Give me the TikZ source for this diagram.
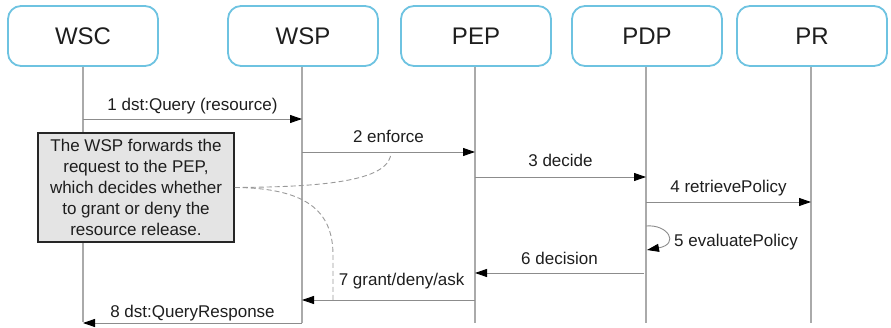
\documentclass[tikz,border=0pt]{standalone}
\usepackage{fontspec}
\setmainfont{Liberation Sans}
\usetikzlibrary{arrows.meta}
\definecolor{boxblue}{RGB}{110,195,225}
\definecolor{notegray}{RGB}{228,228,228}
\definecolor{lifegray}{RGB}{170,170,170}
\definecolor{msggray}{RGB}{140,140,140}
\definecolor{txt}{RGB}{30,30,30}
\tikzset{
  actor/.style={draw=boxblue, line width=1.8pt, rounded corners=13pt, minimum width=150pt, minimum height=60pt, font=\fontsize{24}{28}\selectfont, text=txt, fill=white},
  life/.style={draw=lifegray, line width=1.2pt},
  msg/.style={draw=msggray, line width=0.9pt, -{Triangle[length=12pt,width=8pt,color=black]}},
  lbl/.style={font=\fontsize{17}{20}\selectfont, text=txt, inner sep=0pt, anchor=base},
  notebox/.style={draw=black!85, line width=1.5pt, fill=notegray, minimum width=196pt, minimum height=109pt, align=center, font=\fontsize{17}{21}\selectfont, text=txt, inner sep=2pt},
  dashlink/.style={draw=gray!80, line width=0.9pt, dash pattern=on 5pt off 3pt}
}
\begin{document}
\begin{tikzpicture}[x=1pt,y=-1pt]
\useasboundingbox (0,0) rectangle (891,328);
% actors
\node[actor] (wsc) at (83,36) {WSC};
\node[actor] (wsp) at (303,36) {WSP};
\node[actor] (pep) at (476,36) {PEP};
\node[actor] (pdp) at (647,36) {PDP};
\node[actor] (pr)  at (812,36) {PR};
% lifeline ends
\coordinate (wscE) at (83,322);
\coordinate (wspE) at (302,323);
\coordinate (pepE) at (475,323);
\coordinate (pdpE) at (646,323);
\coordinate (prE)  at (811,323);
\draw[life] (wsc.south -| wscE) -- (wscE);
\draw[life] (wsp.south -| wspE) -- (wspE);
\draw[life] (pep.south -| pepE) -- (pepE);
\draw[life] (pdp.south -| pdpE) -- (pdpE);
\draw[life] (pr.south -| prE) -- (prE);
% message end points
\coordinate (m1a) at (83,119);  \coordinate (m1b) at (302,119);
\coordinate (m2a) at (302,152); \coordinate (m2b) at (475,152);
\coordinate (m3a) at (475,177); \coordinate (m3b) at (646,177);
\coordinate (m4a) at (646,202); \coordinate (m4b) at (811,202);
\coordinate (m5a) at (646,226); \coordinate (m5b) at (647,250);
\coordinate (m6a) at (644,273); \coordinate (m6b) at (475,273);
\coordinate (m7a) at (475,300); \coordinate (m7b) at (302,300);
\coordinate (m8a) at (302,323); \coordinate (m8b) at (83,323);
% messages
\draw[msg] (m1a) -- node[lbl, yshift=8.5pt] (l1) {1 dst:Query (resource)} (m1b);
\draw[msg] (m2a) -- node[lbl, yshift=9pt] (l2) {2 enforce} (m2b);
\draw[msg] (m3a) -- node[lbl, yshift=10pt] (l3) {3 decide} (m3b);
\draw[msg] (m4a) -- node[lbl, yshift=9pt] (l4) {4 retrievePolicy} (m4b);
\draw[msg] (m5a) .. controls (668,224) and (680,244) .. (m5b);
\node[lbl, anchor=base west] (l5) at (674,246.5) {5 evaluatePolicy};
\draw[msg] (m6a) -- node[lbl, yshift=8.5pt] (l6) {6 decision} (m6b);
\draw[msg] (m7a) -- node[lbl, pos=0.79, anchor=base west, yshift=14pt] (l7) {7 grant/deny/ask} (m7b);
\draw[msg] (m8a) -- node[lbl, yshift=5pt] (l8) {8 dst:QueryResponse} (m8b);
% note
\node[notebox] (note) at (136,187.5) {The WSP forwards the\\request to the PEP,\\which decides whether\\to grant or deny the\\resource release.};
\coordinate (d2) at (391,152);
\coordinate (d7) at (333,300);
\draw[dashlink] (note.east) .. controls (330,187) and (391,180) .. (d2);
\draw[dashlink] (note.east) .. controls (305,188) and (333,210) .. (333,255) -- (d7);
\end{tikzpicture}
\end{document}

— To do —
Quote the listing above in full, except for the pictures.

— Full response —
Give me the TikZ source for this diagram.
\documentclass[tikz,border=0pt]{standalone}
\usepackage{fontspec}
\setmainfont{Liberation Sans}
\usetikzlibrary{arrows.meta}
\definecolor{boxblue}{RGB}{110,195,225}
\definecolor{notegray}{RGB}{228,228,228}
\definecolor{lifegray}{RGB}{170,170,170}
\definecolor{msggray}{RGB}{140,140,140}
\definecolor{txt}{RGB}{30,30,30}
\tikzset{
  actor/.style={draw=boxblue, line width=1.8pt, rounded corners=13pt, minimum width=150pt, minimum height=60pt, font=\fontsize{24}{28}\selectfont, text=txt, fill=white},
  life/.style={draw=lifegray, line width=1.2pt},
  msg/.style={draw=msggray, line width=0.9pt, -{Triangle[length=12pt,width=8pt,color=black]}},
  lbl/.style={font=\fontsize{17}{20}\selectfont, text=txt, inner sep=0pt, anchor=base},
  notebox/.style={draw=black!85, line width=1.5pt, fill=notegray, minimum width=196pt, minimum height=109pt, align=center, font=\fontsize{17}{21}\selectfont, text=txt, inner sep=2pt},
  dashlink/.style={draw=gray!80, line width=0.9pt, dash pattern=on 5pt off 3pt}
}
\begin{document}
\begin{tikzpicture}[x=1pt,y=-1pt]
\useasboundingbox (0,0) rectangle (891,328);
% actors
\node[actor] (wsc) at (83,36) {WSC};
\node[actor] (wsp) at (303,36) {WSP};
\node[actor] (pep) at (476,36) {PEP};
\node[actor] (pdp) at (647,36) {PDP};
\node[actor] (pr)  at (812,36) {PR};
% lifeline ends
\coordinate (wscE) at (83,322);
\coordinate (wspE) at (302,323);
\coordinate (pepE) at (475,323);
\coordinate (pdpE) at (646,323);
\coordinate (prE)  at (811,323);
\draw[life] (wsc.south -| wscE) -- (wscE);
\draw[life] (wsp.south -| wspE) -- (wspE);
\draw[life] (pep.south -| pepE) -- (pepE);
\draw[life] (pdp.south -| pdpE) -- (pdpE);
\draw[life] (pr.south -| prE) -- (prE);
% message end points
\coordinate (m1a) at (83,119);  \coordinate (m1b) at (302,119);
\coordinate (m2a) at (302,152); \coordinate (m2b) at (475,152);
\coordinate (m3a) at (475,177); \coordinate (m3b) at (646,177);
\coordinate (m4a) at (646,202); \coordinate (m4b) at (811,202);
\coordinate (m5a) at (646,226); \coordinate (m5b) at (647,250);
\coordinate (m6a) at (644,273); \coordinate (m6b) at (475,273);
\coordinate (m7a) at (475,300); \coordinate (m7b) at (302,300);
\coordinate (m8a) at (302,323); \coordinate (m8b) at (83,323);
% messages
\draw[msg] (m1a) -- node[lbl, yshift=8.5pt] (l1) {1 dst:Query (resource)} (m1b);
\draw[msg] (m2a) -- node[lbl, yshift=9pt] (l2) {2 enforce} (m2b);
\draw[msg] (m3a) -- node[lbl, yshift=10pt] (l3) {3 decide} (m3b);
\draw[msg] (m4a) -- node[lbl, yshift=9pt] (l4) {4 retrievePolicy} (m4b);
\draw[msg] (m5a) .. controls (668,224) and (680,244) .. (m5b);
\node[lbl, anchor=base west] (l5) at (674,246.5) {5 evaluatePolicy};
\draw[msg] (m6a) -- node[lbl, yshift=8.5pt] (l6) {6 decision} (m6b);
\draw[msg] (m7a) -- node[lbl, pos=0.79, anchor=base west, yshift=14pt] (l7) {7 grant/deny/ask} (m7b);
\draw[msg] (m8a) -- node[lbl, yshift=5pt] (l8) {8 dst:QueryResponse} (m8b);
% note
\node[notebox] (note) at (136,187.5) {The WSP forwards the\\request to the PEP,\\which decides whether\\to grant or deny the\\resource release.};
\coordinate (d2) at (391,152);
\coordinate (d7) at (333,300);
\draw[dashlink] (note.east) .. controls (330,187) and (391,180) .. (d2);
\draw[dashlink] (note.east) .. controls (305,188) and (333,210) .. (333,255) -- (d7);
\end{tikzpicture}
\end{document}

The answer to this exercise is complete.